Deudas y ética
En la vida hay dos tipos de deudas: las éticas y las financieras. Pertenecen a la primera clase las asociadas a vínculos afectivos, cuya garantía de devolución es la convicción moral de su existencia. El ejemplo más significativo es la deuda que adquirimos con nuestros hijos por el mero hecho de traerlos al mundo, que nos empuja a cubrir sus necesidades e intentar darles el mejor futuro posible. Las segundas son las asociadas a contratos legales de préstamo con entidades financieras como, por ejemplo, las hipotecas.
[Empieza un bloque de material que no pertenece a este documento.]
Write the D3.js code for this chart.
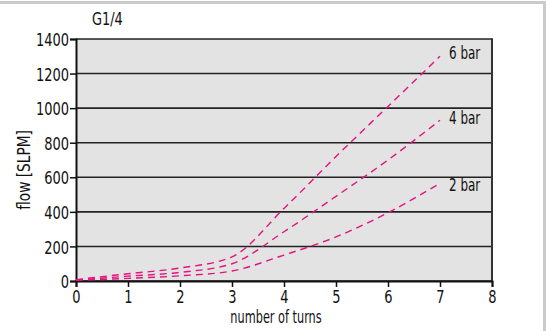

Las dificultades económicas nos impiden afrontar ambos tipos de deudas, pero las consecuencias de los incumplimientos son muy diferentes: los acreedores éticos —hijos, padres, amigos, etc.— nos ofrecen a cambio de nuestro incumplimiento, solidaridad; los acreedores financieros, tras la frialdad del análisis de riesgos, una intransigencia implacable. Por ello, cuando la necesidad es apremiante, optamos por seguir afrontando las deudas éticas —dentro de nuestras posibilidades— y por dejar de pagar las deudas económicas.
Los gobiernos contraen deudas éticas con los ciudadanos y financieras con los mercados. No afrontar las primeras implica la degradación de la atención sanitaria y la educación, el deterioro de las infraestructuras, el avance del paro y el empeoramiento de las expectativas económicas.
Dejar de pagar la deuda financiera supone una ligera reducción de los beneficios de un cierto número de inversores internacionales —algunos los llaman especuladores— y, probablemente, la pérdida de una parte de los ahorros de algunos pequeños inversores.
¿Cuál es la decisión acertada?— José Carlos Martínez García.